WHAT YOU WILL DO:
Reproduce exactly the opening lines of the listing, stopping after the line that contains "ax = fig.add_axes([l" and including it.

━━━━━━━━━━━━━━━━━━━━

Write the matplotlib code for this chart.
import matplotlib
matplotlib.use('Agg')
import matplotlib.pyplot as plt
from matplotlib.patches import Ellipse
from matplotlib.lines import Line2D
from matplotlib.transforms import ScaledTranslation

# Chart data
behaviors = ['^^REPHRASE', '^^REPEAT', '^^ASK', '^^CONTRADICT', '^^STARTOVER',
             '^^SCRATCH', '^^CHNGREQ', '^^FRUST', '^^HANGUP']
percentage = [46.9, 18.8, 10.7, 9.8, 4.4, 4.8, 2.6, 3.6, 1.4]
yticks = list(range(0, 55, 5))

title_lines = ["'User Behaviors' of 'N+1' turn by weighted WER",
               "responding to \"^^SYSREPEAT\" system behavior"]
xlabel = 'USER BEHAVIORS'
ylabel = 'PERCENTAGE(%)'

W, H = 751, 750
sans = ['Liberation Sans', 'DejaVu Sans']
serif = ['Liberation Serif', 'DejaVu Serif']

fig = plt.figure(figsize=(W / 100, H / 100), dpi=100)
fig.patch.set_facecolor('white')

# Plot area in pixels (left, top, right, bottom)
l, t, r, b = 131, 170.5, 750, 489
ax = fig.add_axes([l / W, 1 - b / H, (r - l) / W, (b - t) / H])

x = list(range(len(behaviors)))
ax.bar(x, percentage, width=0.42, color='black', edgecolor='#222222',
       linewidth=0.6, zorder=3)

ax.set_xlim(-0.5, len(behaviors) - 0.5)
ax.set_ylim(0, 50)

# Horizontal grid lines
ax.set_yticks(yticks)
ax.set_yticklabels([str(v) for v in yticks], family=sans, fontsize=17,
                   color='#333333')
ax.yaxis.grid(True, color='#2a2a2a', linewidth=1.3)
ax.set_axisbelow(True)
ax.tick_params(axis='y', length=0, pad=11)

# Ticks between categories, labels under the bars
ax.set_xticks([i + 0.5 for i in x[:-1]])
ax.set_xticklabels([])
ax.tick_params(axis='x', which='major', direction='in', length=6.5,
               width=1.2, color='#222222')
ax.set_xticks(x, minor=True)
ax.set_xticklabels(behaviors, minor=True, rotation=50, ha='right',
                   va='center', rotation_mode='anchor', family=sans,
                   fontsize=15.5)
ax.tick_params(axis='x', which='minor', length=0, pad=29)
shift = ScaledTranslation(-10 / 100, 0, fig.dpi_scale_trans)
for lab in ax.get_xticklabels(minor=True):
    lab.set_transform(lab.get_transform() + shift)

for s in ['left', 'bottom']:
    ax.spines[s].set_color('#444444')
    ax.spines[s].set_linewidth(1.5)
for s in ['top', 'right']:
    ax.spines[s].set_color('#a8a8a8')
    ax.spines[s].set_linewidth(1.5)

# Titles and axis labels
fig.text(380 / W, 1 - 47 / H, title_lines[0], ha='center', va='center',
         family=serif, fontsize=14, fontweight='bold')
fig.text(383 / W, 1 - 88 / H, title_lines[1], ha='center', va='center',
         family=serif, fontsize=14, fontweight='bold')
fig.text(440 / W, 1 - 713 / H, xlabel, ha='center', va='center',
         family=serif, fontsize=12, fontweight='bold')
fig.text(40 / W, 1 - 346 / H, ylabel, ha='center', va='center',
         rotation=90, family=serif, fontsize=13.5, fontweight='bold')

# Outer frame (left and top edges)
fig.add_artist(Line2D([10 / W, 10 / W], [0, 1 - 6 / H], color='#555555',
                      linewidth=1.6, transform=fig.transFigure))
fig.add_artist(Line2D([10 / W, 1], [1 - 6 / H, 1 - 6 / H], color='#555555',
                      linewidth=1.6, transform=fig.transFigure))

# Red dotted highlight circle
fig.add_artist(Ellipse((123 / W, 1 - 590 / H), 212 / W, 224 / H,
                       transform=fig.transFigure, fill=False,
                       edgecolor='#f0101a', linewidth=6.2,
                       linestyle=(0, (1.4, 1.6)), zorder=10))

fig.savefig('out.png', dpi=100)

━━━━━━━━━━━━━━━━━━━━

SOLUTION BELOW:
Write the matplotlib code for this chart.
import matplotlib
matplotlib.use('Agg')
import matplotlib.pyplot as plt
from matplotlib.patches import Ellipse
from matplotlib.lines import Line2D
from matplotlib.transforms import ScaledTranslation

# Chart data
behaviors = ['^^REPHRASE', '^^REPEAT', '^^ASK', '^^CONTRADICT', '^^STARTOVER',
             '^^SCRATCH', '^^CHNGREQ', '^^FRUST', '^^HANGUP']
percentage = [46.9, 18.8, 10.7, 9.8, 4.4, 4.8, 2.6, 3.6, 1.4]
yticks = list(range(0, 55, 5))

title_lines = ["'User Behaviors' of 'N+1' turn by weighted WER",
               "responding to \"^^SYSREPEAT\" system behavior"]
xlabel = 'USER BEHAVIORS'
ylabel = 'PERCENTAGE(%)'

W, H = 751, 750
sans = ['Liberation Sans', 'DejaVu Sans']
serif = ['Liberation Serif', 'DejaVu Serif']

fig = plt.figure(figsize=(W / 100, H / 100), dpi=100)
fig.patch.set_facecolor('white')

# Plot area in pixels (left, top, right, bottom)
l, t, r, b = 131, 170.5, 750, 489
ax = fig.add_axes([l / W, 1 - b / H, (r - l) / W, (b - t) / H])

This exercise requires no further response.